## Problem details
Look through the listing and locate every line containing the word "matplotlib"; copy those lines.

## Dataset content
•••

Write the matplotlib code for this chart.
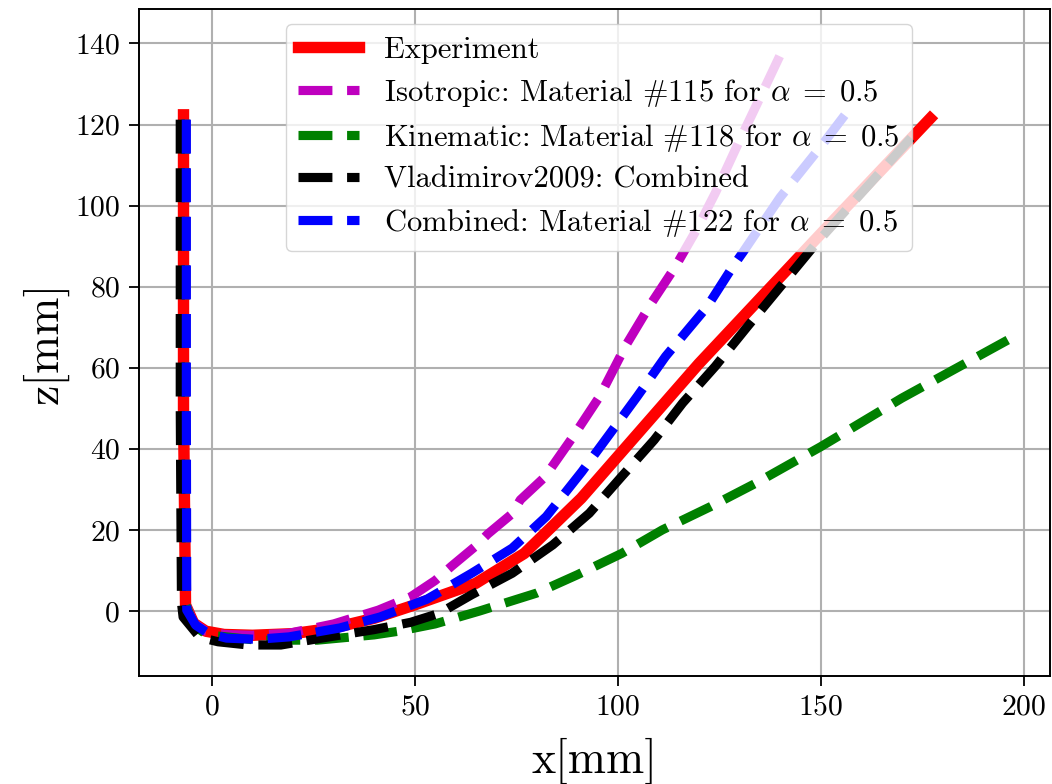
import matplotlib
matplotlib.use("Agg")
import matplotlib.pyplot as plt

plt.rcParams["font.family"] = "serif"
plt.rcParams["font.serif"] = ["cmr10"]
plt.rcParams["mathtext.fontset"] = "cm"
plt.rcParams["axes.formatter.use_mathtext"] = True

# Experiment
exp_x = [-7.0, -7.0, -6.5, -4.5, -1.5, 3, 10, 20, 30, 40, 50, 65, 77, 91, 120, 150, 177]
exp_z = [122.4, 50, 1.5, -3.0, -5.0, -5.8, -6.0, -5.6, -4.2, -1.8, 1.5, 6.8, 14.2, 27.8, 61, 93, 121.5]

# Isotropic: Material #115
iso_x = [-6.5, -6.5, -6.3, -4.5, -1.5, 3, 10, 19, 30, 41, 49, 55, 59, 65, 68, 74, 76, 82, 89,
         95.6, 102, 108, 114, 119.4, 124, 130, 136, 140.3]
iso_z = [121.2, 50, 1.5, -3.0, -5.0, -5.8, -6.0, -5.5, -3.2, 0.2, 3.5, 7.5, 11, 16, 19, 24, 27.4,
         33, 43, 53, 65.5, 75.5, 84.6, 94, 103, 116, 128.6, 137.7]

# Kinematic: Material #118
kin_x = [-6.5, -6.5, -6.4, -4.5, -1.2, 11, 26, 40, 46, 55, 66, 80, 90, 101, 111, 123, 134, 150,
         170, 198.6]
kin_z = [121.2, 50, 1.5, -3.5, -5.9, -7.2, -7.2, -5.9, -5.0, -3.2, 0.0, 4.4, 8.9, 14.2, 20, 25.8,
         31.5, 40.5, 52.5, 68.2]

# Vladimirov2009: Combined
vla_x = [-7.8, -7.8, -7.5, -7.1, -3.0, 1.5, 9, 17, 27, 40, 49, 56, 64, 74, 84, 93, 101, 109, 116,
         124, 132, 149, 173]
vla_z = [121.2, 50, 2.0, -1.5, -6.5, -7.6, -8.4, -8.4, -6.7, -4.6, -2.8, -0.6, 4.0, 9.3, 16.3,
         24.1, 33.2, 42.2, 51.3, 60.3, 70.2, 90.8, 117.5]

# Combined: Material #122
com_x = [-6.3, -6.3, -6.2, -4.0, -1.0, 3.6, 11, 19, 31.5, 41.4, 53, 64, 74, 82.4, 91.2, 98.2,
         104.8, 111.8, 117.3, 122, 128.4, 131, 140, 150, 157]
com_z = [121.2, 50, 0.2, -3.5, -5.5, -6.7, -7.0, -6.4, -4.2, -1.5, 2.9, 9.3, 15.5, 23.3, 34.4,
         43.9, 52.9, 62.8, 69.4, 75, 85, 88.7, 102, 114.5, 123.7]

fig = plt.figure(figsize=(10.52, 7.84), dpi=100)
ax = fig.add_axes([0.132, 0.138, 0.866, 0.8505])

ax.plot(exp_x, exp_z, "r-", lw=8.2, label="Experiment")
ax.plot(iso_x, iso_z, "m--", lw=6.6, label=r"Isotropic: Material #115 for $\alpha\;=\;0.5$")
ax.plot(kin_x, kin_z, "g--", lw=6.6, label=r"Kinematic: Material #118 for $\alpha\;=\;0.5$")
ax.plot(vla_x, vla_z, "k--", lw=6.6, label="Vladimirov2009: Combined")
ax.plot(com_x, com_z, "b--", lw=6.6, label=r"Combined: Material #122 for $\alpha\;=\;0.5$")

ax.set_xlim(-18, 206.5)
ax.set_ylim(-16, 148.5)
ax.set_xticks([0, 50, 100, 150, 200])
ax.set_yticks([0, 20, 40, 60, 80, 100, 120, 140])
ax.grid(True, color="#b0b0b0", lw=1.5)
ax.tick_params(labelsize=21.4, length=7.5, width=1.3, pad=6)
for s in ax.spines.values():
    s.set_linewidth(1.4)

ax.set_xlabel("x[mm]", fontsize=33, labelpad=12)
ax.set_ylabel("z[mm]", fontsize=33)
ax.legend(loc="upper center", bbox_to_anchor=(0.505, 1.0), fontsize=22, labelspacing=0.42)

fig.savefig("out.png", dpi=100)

•••

## Reply to the exercise
Write the matplotlib code for this chart.
import matplotlib
matplotlib.use("Agg")
import matplotlib.pyplot as plt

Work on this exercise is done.